Provided material |

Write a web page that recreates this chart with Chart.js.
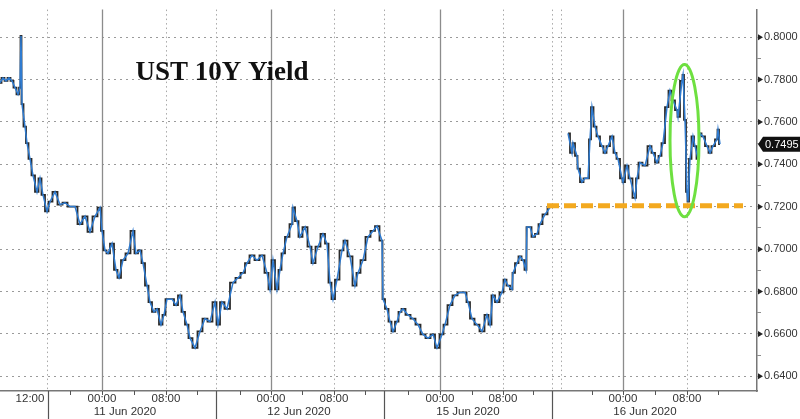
==
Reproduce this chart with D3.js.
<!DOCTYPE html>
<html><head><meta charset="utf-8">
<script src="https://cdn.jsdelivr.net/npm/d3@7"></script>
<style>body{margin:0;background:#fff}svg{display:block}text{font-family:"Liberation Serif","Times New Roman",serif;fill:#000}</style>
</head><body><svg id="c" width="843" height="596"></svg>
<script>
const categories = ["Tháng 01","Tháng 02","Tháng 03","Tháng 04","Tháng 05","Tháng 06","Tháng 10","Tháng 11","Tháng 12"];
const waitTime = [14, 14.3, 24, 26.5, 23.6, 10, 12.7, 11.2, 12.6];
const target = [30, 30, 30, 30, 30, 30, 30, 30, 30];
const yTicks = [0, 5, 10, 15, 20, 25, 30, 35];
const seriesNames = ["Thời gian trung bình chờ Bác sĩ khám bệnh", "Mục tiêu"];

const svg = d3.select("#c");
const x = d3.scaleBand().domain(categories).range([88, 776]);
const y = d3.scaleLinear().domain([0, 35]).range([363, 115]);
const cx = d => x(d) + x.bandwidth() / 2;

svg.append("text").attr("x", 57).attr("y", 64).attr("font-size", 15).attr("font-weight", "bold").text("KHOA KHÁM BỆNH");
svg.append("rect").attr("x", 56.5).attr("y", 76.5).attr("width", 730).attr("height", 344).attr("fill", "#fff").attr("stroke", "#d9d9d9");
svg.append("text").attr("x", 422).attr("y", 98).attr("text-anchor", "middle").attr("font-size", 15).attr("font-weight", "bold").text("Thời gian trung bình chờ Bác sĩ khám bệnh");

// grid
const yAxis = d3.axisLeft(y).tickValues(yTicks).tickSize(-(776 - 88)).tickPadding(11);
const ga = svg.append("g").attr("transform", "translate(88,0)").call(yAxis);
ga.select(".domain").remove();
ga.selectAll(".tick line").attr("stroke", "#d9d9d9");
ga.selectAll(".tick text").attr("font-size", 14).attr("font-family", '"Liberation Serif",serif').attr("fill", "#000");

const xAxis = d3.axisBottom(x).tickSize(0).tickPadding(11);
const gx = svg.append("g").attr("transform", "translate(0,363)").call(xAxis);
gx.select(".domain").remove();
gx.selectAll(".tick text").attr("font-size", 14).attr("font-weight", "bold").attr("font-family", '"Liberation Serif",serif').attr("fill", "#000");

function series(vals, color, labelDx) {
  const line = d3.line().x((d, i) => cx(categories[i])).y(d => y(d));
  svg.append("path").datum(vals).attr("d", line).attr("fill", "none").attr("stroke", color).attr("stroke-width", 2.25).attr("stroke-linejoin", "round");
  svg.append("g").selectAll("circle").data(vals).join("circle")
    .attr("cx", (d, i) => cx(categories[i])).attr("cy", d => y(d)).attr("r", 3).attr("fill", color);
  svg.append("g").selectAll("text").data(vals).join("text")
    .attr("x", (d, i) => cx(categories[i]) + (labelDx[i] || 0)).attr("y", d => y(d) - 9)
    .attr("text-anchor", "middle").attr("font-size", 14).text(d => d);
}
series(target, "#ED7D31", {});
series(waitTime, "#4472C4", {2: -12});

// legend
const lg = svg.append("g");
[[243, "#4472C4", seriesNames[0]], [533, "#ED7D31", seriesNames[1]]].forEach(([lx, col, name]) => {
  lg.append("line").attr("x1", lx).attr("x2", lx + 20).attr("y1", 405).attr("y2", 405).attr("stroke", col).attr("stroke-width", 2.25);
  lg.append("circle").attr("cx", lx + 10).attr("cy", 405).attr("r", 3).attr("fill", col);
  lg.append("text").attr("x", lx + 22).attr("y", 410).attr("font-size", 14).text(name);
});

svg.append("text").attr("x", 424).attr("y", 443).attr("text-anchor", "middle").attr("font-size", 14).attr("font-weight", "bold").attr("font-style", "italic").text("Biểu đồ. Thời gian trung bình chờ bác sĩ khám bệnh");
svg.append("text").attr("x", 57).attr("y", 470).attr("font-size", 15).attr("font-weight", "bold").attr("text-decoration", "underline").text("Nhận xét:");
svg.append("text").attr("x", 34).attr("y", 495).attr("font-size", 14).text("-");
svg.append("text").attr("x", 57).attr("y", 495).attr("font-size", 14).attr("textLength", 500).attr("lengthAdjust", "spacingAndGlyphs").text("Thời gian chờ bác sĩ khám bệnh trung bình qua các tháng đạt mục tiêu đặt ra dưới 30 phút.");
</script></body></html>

Exercise task |
Locate the lines above that hold the word "this". Show every one of them.

The response |
Write a web page that recreates this chart with Chart.js.
Reproduce this chart with D3.js.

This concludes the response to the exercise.